How to Master OOP in Modern C++

A Strong, Structured, and Correct Roadmap for Understanding and Learning OOP

A fundamental note before you begin OOP in C++ is not the same as OOP in Java or C#. In C++, OOP is not a goal in itself—it is an optional design tool within a broader engineering toolbox.

Stage 0: Correcting the Concept (Mandatory)

Before learning any syntax, you must fully understand these facts:

• OOP ≠ just classes

• OOP ≠ inheritance

• OOP ≠ everything must be an object

In C++:

• OOP serves complexity management

• It is not a mandatory style for all code

Failing to correct this understanding makes everything that follows fragile.

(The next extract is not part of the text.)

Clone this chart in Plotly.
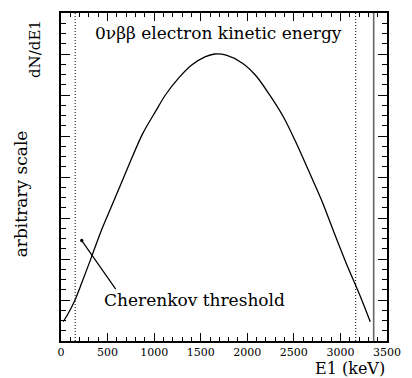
import plotly.graph_objects as go

# --- data ---
energy_keV = [24, 77, 148, 220, 326, 432, 538, 732, 873, 1015, 1121, 1262,
              1403, 1545, 1651, 1774, 1952, 2093, 2235, 2394, 2517, 2659,
              2800, 2924, 3065, 3171, 3259, 3320]
dnde = [0.47, 0.67, 0.99, 1.40, 2.04, 2.69, 3.26, 4.31, 5.04, 5.60, 6.00, 6.41,
        6.73, 6.93, 7.00, 6.97, 6.77, 6.47, 6.02, 5.44, 4.87, 4.15,
        3.42, 2.69, 1.88, 1.32, 0.83, 0.47]
cherenkov_lines_keV = [152, 3164]
q_value_keV = 3357
x_ticks = [0, 500, 1000, 1500, 2000, 2500, 3000, 3500]
arrow_head = (223, 2.45)

FONT = "DejaVu Serif"

fig = go.Figure()
fig.add_trace(go.Scatter(x=energy_keV, y=dnde, mode="lines",
                         line=dict(color="black", width=1.3, shape="spline", smoothing=0.8),
                         showlegend=False, hoverinfo="skip"))

shapes = []
for xv in cherenkov_lines_keV:
    shapes.append(dict(type="line", xref="x", yref="paper", x0=xv, x1=xv, y0=0, y1=1,
                       line=dict(color="black", width=1, dash="1px,2px")))
shapes.append(dict(type="line", xref="x", yref="paper", x0=q_value_keV, x1=q_value_keV,
                   y0=0, y1=1, line=dict(color="#666666", width=1.6)))

annotations = [
    dict(text="0νββ electron kinetic energy", xref="paper", yref="paper",
         x=0.097, y=0.94, xanchor="left", yanchor="middle", showarrow=False,
         font=dict(family=FONT, size=17, color="black")),
    dict(text="Cherenkov threshold", xref="paper", yref="paper",
         x=0.125, y=0.125, xanchor="left", yanchor="middle", showarrow=False,
         font=dict(family=FONT, size=17, color="black")),
    dict(text="", x=arrow_head[0], y=arrow_head[1], xref="x", yref="y",
         ax=35, ay=50, showarrow=True, arrowhead=6, arrowsize=0.7, arrowwidth=1.2,
         arrowcolor="black"),
    dict(text="E1 (keV)", xref="paper", yref="paper", x=1.0, y=-0.085,
         xanchor="right", yanchor="middle", showarrow=False,
         font=dict(family=FONT, size=16, color="black")),
    dict(text="arbitrary scale", xref="paper", yref="paper", x=-0.12, y=0.45,
         xanchor="center", yanchor="middle", textangle=-90, showarrow=False,
         font=dict(family=FONT, size=17, color="black")),
    dict(text="dN/dE1", xref="paper", yref="paper", x=-0.08, y=0.89,
         xanchor="center", yanchor="middle", textangle=-90, showarrow=False,
         font=dict(family=FONT, size=15, color="black")),
]

fig.update_layout(
    width=412, height=378,
    margin=dict(l=61, r=21, t=11, b=37),
    paper_bgcolor="white", plot_bgcolor="white",
    shapes=shapes, annotations=annotations,
    xaxis=dict(range=[0, 3500], tickvals=x_ticks, ticks="inside", ticklen=8,
               tickwidth=1, tickcolor="black",
               minor=dict(dtick=100, ticks="inside", ticklen=4, tickcolor="black"),
               showline=True, linecolor="black", linewidth=1.5, mirror="allticks",
               showgrid=False, zeroline=False,
               tickfont=dict(family=FONT, size=11, color="black")),
    yaxis=dict(range=[0, 8], dtick=1, ticks="inside", ticklen=9, tickwidth=1,
               tickcolor="black",
               minor=dict(dtick=0.25, ticks="inside", ticklen=5, tickcolor="black"),
               showticklabels=False,
               showline=True, linecolor="black", linewidth=1.5, mirror="allticks",
               showgrid=False, zeroline=False),
)

fig.write_html("out.html")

Stage 1: Understanding What an “Object” Means in C++ (Not in Textbooks)

You must clearly understand:

• What an object really is

• The difference between:

  • Object

  • Value

  • Resource

• Why lifetime is the core of OOP in C++

You must master:

• Construction

• Destruction

• Scope

• Ownership

In C++: An object = behavior + data + precisely controlled lifetime

Stage 2: Class Design, Not Class Syntax

A common mistake is learning class, public, and private only. The correct approach is learning class design.

Learn in this order:

1. Why does this class exist?

2. What are its responsibilities—and only those?

3. What must it not know?

4. What decisions must be hidden?

Key principle:

• Encapsulation is not just hiding data

• It is hiding decisions

Stage 3: Real OOP in C++ Starts with RAII

This is the most important stage.

You must master:

• RAII as a philosophy

• Constructor = acquisition

• Destructor = release

Apply this to:

• Files

• Mutexes

• Memory

• Sockets

• Threads

Any OOP in C++ without RAII is incomplete and dangerous

Stage 4: Inheritance — With Extreme Caution

The golden rule:

Do not use inheritance unless a real, stable “is-a” relationship exists

Understand deeply:

• Base class destruction

• Virtual destructors

• Object slicing

• The cost of virtual dispatch

Learn that:

• Around 80% of inheritance use cases can be replaced with composition

Stage 5: Proper Polymorphism (Not the Superficial Kind)

Do not confuse:

• Runtime polymorphism

• Compile-time polymorphism

Master:

• Virtual interfaces

• Non-virtual interfaces

• Interface segregation

Understand:

• When virtual is justified

• When it becomes a performance and design burden

Stage 6: Composition over Inheritance (Modern Rule)

In modern C++:

• Composition is the default

• Inheritance is the exception

Design:

• Objects that collaborate

• Not objects that inherit everything

This is the real transition from classical OOP to modern OOP

Stage 7: Rule of Zero / Rule of Five (Professional Level)

You must know:

• Rule of Zero (preferred)

• Rule of Five (when necessary)

And understand:

• When to write a destructor

• When to delete it

• When to rely on the compiler

Stage 8: Interfaces in C++ (Correct Understanding)

In C++:

• An interface is not just an empty class

• An interface is a behavioral contract plus lifetime and ownership semantics

Learn:

• Abstract base classes

• Dependency inversion

• Stable ABI design

Stage 9: OOP and Performance (The Professional Turning Point)

This is where real C++ engineers stand out.

Connect OOP with:

• Cache locality

• Object size

• Indirection cost

• Virtual call overhead

Understand:

• When OOP hurts performance

• When it is the right design choice

Stage 10: When Not to Use OOP

This is a true sign of maturity.

Do not use OOP when:

• Data matters more than behavior (data-oriented design)

• Performance is critical

• The problem is purely algorithmic

• The system is extremely low-level

A professional does not always apply OOP They apply it only when it is the correct solution

Final Conclusion (Very Important)

Mastering OOP in modern C++ means:

• Understanding lifetime before inheritance

• Understanding ownership before polymorphism

• Understanding performance before aesthetics

• Understanding when to use OOP—and when not to

A sentence that summarizes the journey:

OOP in Modern C++ is about controlling complexity without losing control over resources.